A Hidden Tunnel? New Clues at Shaft Six Leave Fans Guessing

A major development unfolded this week on The Curse of Oak Island as the team, led by Rick Lagina and long-time financier Craig Tester, returned to one of the most historically significant structures ever built on the island: Shaft Six. The episode, titled “The Heat Is On,” charts a decisive moment in the investigation—one that may bring the search closer than ever to the legendary Money Pit and the mysterious workings of early treasure hunters.
Originally constructed in 1861 by the Oak Island Association, Shaft Six was one of several major attempts to intercept the Money Pit’s elusive flood tunnel system. Its collapse, along with the tragic deaths that occurred during the era, became part of Oak Island’s mythology. Now, more than 160 years later, the modern team believes the shaft may still hold crucial clues left behind by the original diggers.
The tension rose the moment excavation resumed on the north corner of the shaft. As machinery cleared away layers of packed earth, the first objects to emerge were unmistakable: large wooden beams, cut cleanly and placed with clear engineering intent. Their shape, condition and alignment suggested they were part of a structural framework—possibly remnants of the original shaft collar or the wooden tunnel that once connected Shaft Six to the Money Pit.
For the excavation team, the discovery was more than confirmation of historic records. It was a tangible sign that they were finally entering the physical footprint of the 1861 operation, a site long thought to be either collapsed or inaccessible.

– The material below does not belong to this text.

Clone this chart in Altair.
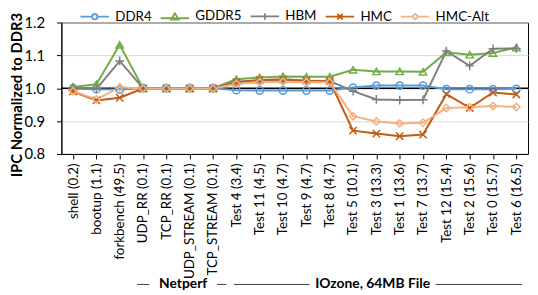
import json
import altair as alt
import pandas as pd

# ---------------- data ----------------
categories = [
    "shell (0.2)", "bootup (1.1)", "forkbench (49.5)", "UDP_RR (0.1)", "TCP_RR (0.1)",
    "UDP_STREAM (0.1)", "TCP_STREAM (0.1)", "Test 4 (3.4)", "Test 11 (4.5)", "Test 10 (4.7)",
    "Test 9 (4.7)", "Test 8 (4.7)", "Test 5 (10.1)", "Test 3 (13.3)", "Test 1 (13.6)",
    "Test 7 (13.7)", "Test 12 (15.4)", "Test 2 (15.6)", "Test 0 (15.7)", "Test 6 (16.5)",
]
series_names = ["DDR4", "GDDR5", "HBM", "HMC", "HMC-Alt"]
ddr4 = [1.000, 0.997, 0.996, 1.000, 1.000, 1.000, 1.000, 0.994, 0.993, 0.993,
        0.993, 0.993, 1.002, 1.008, 1.008, 1.008, 0.997, 0.997, 0.997, 0.998]
gddr5 = [1.004, 1.012, 1.132, 1.000, 1.000, 1.000, 1.000, 1.027, 1.033, 1.036,
         1.035, 1.035, 1.056, 1.051, 1.051, 1.050, 1.109, 1.102, 1.107, 1.124]
hbm = [1.000, 0.998, 1.083, 1.000, 1.000, 1.000, 1.000, 1.020, 1.024, 1.025,
       1.023, 1.022, 0.991, 0.966, 0.964, 0.965, 1.113, 1.068, 1.120, 1.121]
hmc = [0.990, 0.963, 0.971, 0.999, 0.999, 0.999, 0.999, 1.018, 1.025, 1.027,
       1.023, 1.022, 0.871, 0.862, 0.854, 0.859, 0.982, 0.940, 0.987, 0.981]
hmc_alt = [0.991, 0.966, 1.003, 0.999, 0.999, 0.999, 0.999, 1.013, 1.018, 1.020,
           1.018, 1.018, 0.915, 0.899, 0.893, 0.895, 0.940, 0.942, 0.946, 0.943]
series_values = [ddr4, gddr5, hbm, hmc, hmc_alt]
reference_level = [1.0]

group_names = ["Netperf", "IOzone, 64MB File"]
group_start = [2.75, 6.9]
group_end = [6.57, 19.24]
group_center = [4.72, 12.84]
group_gap = [1.45, 2.7]

# ---------------- styles ----------------
colors = ["#5B9BD5", "#70AD47", "#7F7F7F", "#C55A11", "#F4B183"]
marker_shapes = [
    "circle",
    "triangle-up",
    "M-1.2,0H1.2M0,-1.2V1.2",
    "M-1,-1L1,1M-1,1L1,-1",
    "diamond",
]
legend_paths = [
    "M-4.8,0H-0.9M0.9,0H4.8M-0.9,0A0.9,0.9 0 1,0 0.9,0A0.9,0.9 0 1,0 -0.9,0",
    "M-4.8,0.6H4.8M0,-1.1L1.3,1.1H-1.3Z",
    "M-4.8,0H4.8M0,-1.1V1.1",
    "M-4.8,0H4.8M-0.9,-0.9L0.9,0.9M-0.9,0.9L0.9,-0.9",
    "M-4.8,0H-1M1,0H4.8M0,-1L1,0L0,1L-1,0Z",
]
FONT = "Lato"

rows = []
for name, vals in zip(series_names, series_values):
    for i, v in enumerate(vals):
        rows.append({"idx": i, "category": categories[i], "series": name, "value": v})
df = pd.DataFrame(rows)

n = len(categories)
label_expr = json.dumps(categories) + "[datum.value]"

x_scale = alt.Scale(domain=[-0.5, n - 0.5], nice=False, zero=False)
x_axis = alt.Axis(values=list(range(n)), labelExpr=label_expr, labelAngle=-90,
                  labelFontSize=13.5, labelFont=FONT, labelPadding=4, tickSize=5,
                  grid=False, title=None, labelOverlap=False)
y_scale = alt.Scale(domain=[0.8, 1.2], nice=False, zero=False)
y_axis = alt.Axis(values=[0.8, 0.9, 1.0, 1.1, 1.2], format=".1f", labelFontSize=15,
                  labelFont=FONT, labelPadding=12, tickSize=5, grid=True,
                  title="IPC Normalized to DDR3", titleFont=FONT, titleFontSize=15,
                  titleFontWeight="bold", titleAngle=270, titleX=-40, titleY=73,
                  titleAlign="center", titleBaseline="alphabetic")

x_enc = alt.X("idx:Q", scale=x_scale, axis=x_axis)
y_enc = alt.Y("value:Q", scale=y_scale, axis=y_axis)
color_scale = alt.Scale(domain=series_names, range=colors)

legend_cfg = alt.Legend(orient="none", legendX=27, legendY=-13, direction="horizontal",
                        title=None, labelFont=FONT, labelFontSize=13.5, labelColor="black",
                        symbolSize=36, symbolStrokeWidth=1.8, labelOffset=14,
                        columnPadding=4, padding=0, symbolOpacity=1)
legend_layer = alt.Chart(df).transform_filter("false").mark_point(
    filled=False, size=36, strokeWidth=2).encode(
    x=x_enc, y=y_enc,
    color=alt.Color("series:N", scale=color_scale, legend=legend_cfg),
    shape=alt.Shape("series:N", scale=alt.Scale(domain=series_names, range=legend_paths),
                    legend=legend_cfg),
)

ref = alt.Chart(pd.DataFrame({"value": reference_level})).mark_rule(
    color="black", strokeWidth=1.5).encode(y=y_enc)

lines = alt.Chart(df).mark_line(strokeWidth=2).encode(
    x=x_enc, y=y_enc,
    color=alt.Color("series:N", scale=color_scale),
    detail="series:N",
)

point_layers = []
for name, shp in zip(series_names, marker_shapes):
    point_layers.append(
        alt.Chart(df).transform_filter(alt.datum.series == name).mark_point(
            shape=shp, filled=False, size=55, strokeWidth=1.5, opacity=1).encode(
            x=x_enc, y=y_enc,
            color=alt.Color("series:N", scale=color_scale))
    )

seg_rows = []
for nm, s, e, c, g in zip(group_names, group_start, group_end, group_center, group_gap):
    seg_rows.append({"idx": s, "idx2": c - g})
    seg_rows.append({"idx": c + g, "idx2": e})
segs = alt.Chart(pd.DataFrame(seg_rows)).mark_rule(color="#404040", strokeWidth=1).encode(
    x=x_enc, x2="idx2:Q", y=alt.value(265))

glabels = alt.Chart(pd.DataFrame({"idx": group_center, "name": group_names})).mark_text(
    font=FONT, fontSize=14, fontWeight="bold", align="center", baseline="middle",
    color="black").encode(x=x_enc, y=alt.value(265), text="name:N")

chart = alt.layer(legend_layer, ref, lines, *point_layers, segs, glabels).properties(
    width=472, height=133,
    autosize=alt.AutoSizeParams(type="none"),
    padding={"left": 54, "top": 13, "right": 2, "bottom": 140},
).configure_view(stroke="black", strokeWidth=1).configure_axis(
    domainColor="black", tickColor="black", labelColor="black", titleColor="black",
    gridColor="#D9D9D9", domainWidth=1,
)

chart.save("out.html", embed_options={"renderer": "svg", "actions": False})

Surveyor and geoscientist Steve Guptill was among the first to analyse the exposure. Standing at the edge of the expanding excavation, he pointed to the uniform cut surfaces and the angle of the beams.
“If we hit the actual tunnel floor of Shaft Six,” Guptill explained, “that means we’re incredibly close to the area the early diggers were trying to protect. The alignment suggests we’re exactly where we need to be.”
The reference to “what they were trying to protect” carries particular weight this season. Historical accounts from the 19th century describe a tunnel that allegedly punched through “two stacked treasure chests” during the Oak Island Association’s most aggressive attempt to bypass the Money Pit’s collapse zones. Although the claim has long been debated, finding the tunnel itself—or any structural element associated with it—would offer rare physical confirmation of centuries-old testimony.
As additional timbers emerged, the shaft’s purpose grew clearer. Some pieces bore old chisel impressions; others appeared to have been part of a passageway or support arch. Their presence confirmed that the team was approaching the most promising section of the Money Pit area that they have accessed in years.
Rick Lagina, who has spent more than a decade pursuing the island’s secrets, stood over the discovery with characteristic restraint but unmistakable excitement.

“It only takes one coin, one carved piece of timber, or one unusual construction feature to change the entire story,” he said. “We’re in a place where the past is still speaking. We just have to listen hard enough to understand what it’s trying to tell us.”
The risk, however, is as present as the reward. Shaft Six is part of a deeply unstable zone riddled with voids, collapses and the remnants of multiple failed 19th-century excavations. Each new cut into the earth carries uncertainty. The team worked slowly, using remote equipment wherever possible, aware that sudden ground movement remains a real possibility.
What makes this development especially compelling is the broader narrative forming this season. Multiple discoveries—unusual water chemistry in the so-called “solution channel,” metal traces inconsistent with natural geology, and the confirmation of engineered structures across the Garden Shaft area—have reinforced the belief that interconnected tunnels or chambers may lie just beyond reach.
Within that context, Shaft Six is no longer merely an archaeological waypoint. It may be the closest surviving link to the original treasure tunnel system.
Craig Tester, reviewing the findings alongside Guptill, noted the increasing convergence of evidence. “We’re not just finding random wood,” he said. “We’re finding features that match descriptions of engineered tunnels—dimensions, angles, tool marks. It fits the story we’ve heard from 150 years of historical documents.”

As the episode drew to a close, the team prepared to push deeper into the exposed structure, aware that the next few feet could determine whether the season becomes a turning point—or another chapter of unanswered questions.
Yet for the first time in months, optimism seemed to outweigh caution.
“This,” Rick said quietly, surveying the ancient timbers in the pit below, “feels like the threshold of something important.”
Fans of Oak Island have heard similar sentiments before, but rarely with this level of physical evidence at hand. Shaft Six, once a tragic and abandoned chapter of the island’s history, may now provide the clearest path yet to the truth buried beneath Oak Island.